爆増する「ロピア」にも負けないスーパーの正体 従来スーパーが切り捨てた生鮮ノウハウを強化
東洋経済オンライン / 2024年6月16日 13時0分
バローデスティネーション・ストアは、このタチヤのノウハウでできた生鮮売り場とバローのチェーンインフラを活用して調達したコスパの高い工業製品群(日配、グロサリーなど)が合体しており、鮮度と安さの両立により地域の同業との差別化を実現した。
わかりやすいのが、鮮魚売り場で丸魚を大量に並べて、昔の魚屋さながらの接客販売を行い、セールストークに引き込まれた来店客が次々に調理加工を頼んでいく。そこに、店内DJであおりを掛けると、さらに人が群がる。生鮮目当てで来店した客は、せっかく来たので生鮮以外の商品もひと揃え買って帰るため、従来店よりかなり売り上げが増えるようだ。
生鮮部門にかかる労力とコストは増えるのだが、それ以上に売り上げ貢献が大きいため、結果、収益が増える、といった仕組みである。
名古屋に鳴り物入りで乗り込んだロピアとの激突
この戦略転換によって、バローは本格的な再成長モードに入ったことはデータにも表れ始めている。バローの全社ベースの設備投資は、2016年頃からデスティネーション・ストアへの転換のために、既存店改装投資が増加しており、2021年3月期に新店投資を上回った後もほぼ同程度で推移している。バローの並々ならぬデスティネーション・ストア転換への意欲の現れであろう。
そして、この投資が進んでいくと、2020年3月期まで右肩下がり傾向であった売り場効率(売り場面積あたり売り上げ)が急回復をみせる。

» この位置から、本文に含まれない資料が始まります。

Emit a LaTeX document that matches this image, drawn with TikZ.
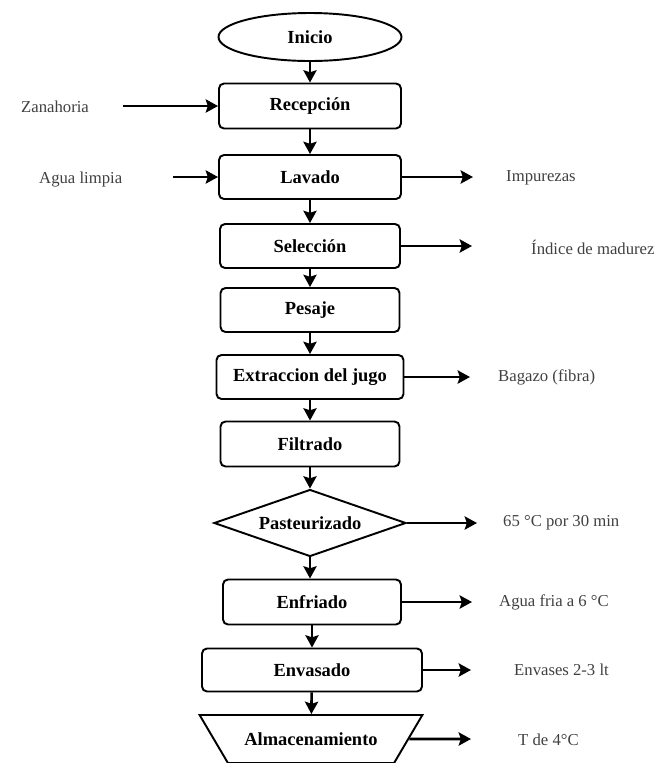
\documentclass[tikz,border=0pt]{standalone}
\usepackage{fontspec}
\setmainfont{Liberation Serif}
\usepackage{tikz}
\usetikzlibrary{shapes.geometric, arrows.meta, positioning}

\begin{document}
\begin{tikzpicture}[
    process/.style={rectangle, rounded corners=0.1cm, minimum width=3.6cm, minimum height=0.88cm, text centered, draw=black, line width=1.1pt, font=\fontsize{10.5}{12}\selectfont\bfseries},
    startstop/.style={ellipse, minimum width=3.66cm, minimum height=0.96cm, draw=black, line width=1.1pt, font=\fontsize{10.5}{12}\selectfont\bfseries},
    decision/.style={diamond, aspect=2.9, inner sep=0pt, minimum width=3.84cm, minimum height=1.34cm, draw=black, line width=1.1pt, font=\fontsize{10.5}{12}\selectfont\bfseries},
    storage/.style={trapezium, trapezium left angle=45, trapezium right angle=45, shape border rotate=180, trapezium stretches=true, minimum width=4.46cm, minimum height=0.96cm, draw=black, line width=1.1pt, font=\fontsize{10.5}{12}\selectfont\bfseries},
    side/.style={anchor=west, text=black!75, font=\fontsize{9.5}{11}\selectfont},
    arrow/.style={line width=1.5pt, -{Stealth[length=7pt, width=7.5pt, inset=1.2pt]}},
]
    \useasboundingbox (0,0) rectangle (13.12,-15.26);

    % Main line
    \node (inicio) [startstop] at (6.2,-0.74) {Inicio};
    \node (recep) [process, minimum width=3.64cm, minimum height=0.9cm] at (6.2,-2.12) {Recepción};
    \node (lavado) [process, minimum width=3.64cm] at (6.2,-3.54) {Lavado};
    \node (selec) [process] at (6.2,-4.92) {Selección};
    \node (pesaje) [process, minimum width=3.58cm] at (6.2,-6.2) {Pesaje};
    \node (extrac) [process, minimum width=3.74cm] at (6.2,-7.54) {Extraccion del jugo};
    \node (filtr) [process, minimum width=3.58cm, minimum height=0.9cm] at (6.2,-8.88) {Filtrado};
    \node (pasteur) [decision] at (6.2,-10.46) {Pasteurizado};
    \node (enfr) [process, minimum width=3.56cm, minimum height=0.9cm] at (6.24,-12.04) {Enfriado};
    \node (envas) [process, minimum width=4.4cm, minimum height=0.86cm] at (6.24,-13.4) {Envasado};
    \node (almac) [storage] at (6.22,-14.78) {Almacenamiento};

    % Inputs
    \node (zanah) [side] at (0.3,-2.14) {Zanahoria};
    \node (agua) [side] at (0.66,-3.6) {Agua limpia};
    \coordinate (zanah_in) at (2.46,-2.12);
    \coordinate (agua_in) at (3.46,-3.54);

    % Outputs
    \node (impur) [side] at (10.0,-3.56) {Impurezas};
    \node (indice) [side] at (10.5,-4.94) {Índice de madurez};
    \node (bagazo) [side] at (9.84,-7.54) {Bagazo (fibra)};
    \node (temp) [side] at (9.94,-10.46) {65 °C por 30 min};
    \node (aguafria) [side] at (9.86,-12.04) {Agua fria a 6 °C};
    \node (envases) [side] at (10.16,-13.4) {Envases 2-3 lt};
    \node (tfinal) [side] at (10.24,-14.8) {T de 4°C};
    \coordinate (impur_out) at (9.46,-3.54);
    \coordinate (indice_out) at (9.44,-4.92);
    \coordinate (bagazo_out) at (9.4,-7.54);
    \coordinate (temp_out) at (9.54,-10.46);
    \coordinate (aguafria_out) at (9.44,-12.04);
    \coordinate (envases_out) at (9.42,-13.4);
    \coordinate (tfinal_out) at (9.42,-14.78);

    % Flow
    \draw [arrow] (inicio) -- (recep);
    \draw [arrow] (recep) -- (lavado);
    \draw [arrow] (lavado) -- (selec);
    \draw [arrow] (selec) -- (pesaje);
    \draw [arrow] (pesaje) -- (extrac);
    \draw [arrow] (extrac) -- (filtr);
    \draw [arrow] (filtr) -- (pasteur);
    \draw [arrow] (pasteur.south) -- (pasteur.south |- enfr.north);
    \draw [arrow] (enfr.south) -- (enfr.south |- envas.north);
    \draw [arrow] (envas) -- (almac);

    \draw [arrow] (zanah_in) -- (recep.west);
    \draw [arrow] (agua_in) -- (lavado.west);

    \draw [arrow] (lavado.east) -- (impur_out);
    \draw [arrow] (selec.east) -- (indice_out);
    \draw [arrow] (extrac.east) -- (bagazo_out);
    \draw [arrow] (pasteur.east) -- (temp_out);
    \draw [arrow] (enfr.east) -- (aguafria_out);
    \draw [arrow] (envas.east) -- (envases_out);
    \draw [arrow] (almac.east) -- (tfinal_out);

\end{tikzpicture}
\end{document}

その頃から、微減傾向だった既存店売上、客数増減率がプラスへと転じてきた。コロナによる巣ごもり特需もあったのだろうが、その後失速していないのだから本物とみた。
そして、結果として、営業収益を伸ばしつつ、漸減傾向だった営業利益率は上昇トレンドになった。バローのデスティネーション・ストア改装はまだまだ途上であるが、それはこの会社のさらなる成長余力を意味している。

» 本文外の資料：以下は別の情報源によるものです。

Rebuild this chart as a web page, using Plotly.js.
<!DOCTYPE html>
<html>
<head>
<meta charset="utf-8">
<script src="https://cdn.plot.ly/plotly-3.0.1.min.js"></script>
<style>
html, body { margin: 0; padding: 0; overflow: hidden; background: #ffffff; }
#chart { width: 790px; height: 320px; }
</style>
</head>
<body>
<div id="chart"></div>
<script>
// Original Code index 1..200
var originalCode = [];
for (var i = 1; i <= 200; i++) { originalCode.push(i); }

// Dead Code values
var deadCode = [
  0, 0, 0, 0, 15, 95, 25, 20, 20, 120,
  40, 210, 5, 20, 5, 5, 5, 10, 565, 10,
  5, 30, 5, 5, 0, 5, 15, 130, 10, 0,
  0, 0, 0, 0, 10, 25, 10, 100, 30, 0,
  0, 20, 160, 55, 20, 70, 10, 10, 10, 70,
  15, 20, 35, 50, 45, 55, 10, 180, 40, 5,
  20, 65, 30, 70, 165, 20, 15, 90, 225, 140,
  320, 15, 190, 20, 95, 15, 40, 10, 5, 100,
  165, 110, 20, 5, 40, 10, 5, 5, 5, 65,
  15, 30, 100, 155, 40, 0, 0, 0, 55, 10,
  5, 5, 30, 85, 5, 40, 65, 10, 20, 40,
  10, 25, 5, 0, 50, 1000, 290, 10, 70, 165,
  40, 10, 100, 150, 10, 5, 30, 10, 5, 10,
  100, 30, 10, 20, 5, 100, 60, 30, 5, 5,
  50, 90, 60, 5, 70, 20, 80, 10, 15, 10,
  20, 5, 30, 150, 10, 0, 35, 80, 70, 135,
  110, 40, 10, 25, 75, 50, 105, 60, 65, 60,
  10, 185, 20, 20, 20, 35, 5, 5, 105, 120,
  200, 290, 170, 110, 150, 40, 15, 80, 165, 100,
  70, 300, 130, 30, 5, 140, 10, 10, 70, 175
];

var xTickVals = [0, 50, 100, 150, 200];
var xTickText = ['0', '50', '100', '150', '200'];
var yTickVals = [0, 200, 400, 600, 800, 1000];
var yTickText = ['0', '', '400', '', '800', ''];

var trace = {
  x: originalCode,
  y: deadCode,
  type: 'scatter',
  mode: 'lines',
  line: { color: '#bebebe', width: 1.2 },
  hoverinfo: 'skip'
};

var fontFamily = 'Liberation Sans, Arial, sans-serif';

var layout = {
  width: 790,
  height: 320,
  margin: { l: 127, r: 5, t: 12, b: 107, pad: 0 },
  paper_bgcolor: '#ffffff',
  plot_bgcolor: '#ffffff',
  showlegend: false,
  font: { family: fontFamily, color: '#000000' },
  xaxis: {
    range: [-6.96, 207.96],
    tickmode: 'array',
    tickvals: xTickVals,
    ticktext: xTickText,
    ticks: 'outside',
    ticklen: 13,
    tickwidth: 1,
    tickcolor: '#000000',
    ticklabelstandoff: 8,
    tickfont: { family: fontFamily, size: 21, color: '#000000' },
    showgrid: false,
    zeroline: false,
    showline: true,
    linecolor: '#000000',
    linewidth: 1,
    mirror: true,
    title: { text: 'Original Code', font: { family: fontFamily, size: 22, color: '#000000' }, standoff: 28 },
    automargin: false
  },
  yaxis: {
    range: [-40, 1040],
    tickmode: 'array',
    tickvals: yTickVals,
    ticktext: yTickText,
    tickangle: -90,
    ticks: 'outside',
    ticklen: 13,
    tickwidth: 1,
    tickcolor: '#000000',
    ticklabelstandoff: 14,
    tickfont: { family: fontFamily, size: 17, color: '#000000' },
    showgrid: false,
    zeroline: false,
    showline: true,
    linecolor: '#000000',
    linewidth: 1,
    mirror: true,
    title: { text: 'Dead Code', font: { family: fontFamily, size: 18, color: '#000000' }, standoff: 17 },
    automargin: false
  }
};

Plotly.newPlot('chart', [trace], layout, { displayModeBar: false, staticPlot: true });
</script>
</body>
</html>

名古屋に鳴り物入りで乗り込んだロピアと、名古屋の生鮮王タチヤがプロデュースするバローデスティネーション・ストアが激突すれば、地域のスーパー業界にも大きな刺激となるに違いない。
従来のスーパーが切り捨ててきたノウハウ
食品スーパーのオペレーションは、チェーンストア理論をベースとしているため、店舗の標準化、マニュアル化などにより、オペレーションを単純化することで、非正規雇用比率を上げて運営コストを下げて収益を確保する、という考え方が一般的である。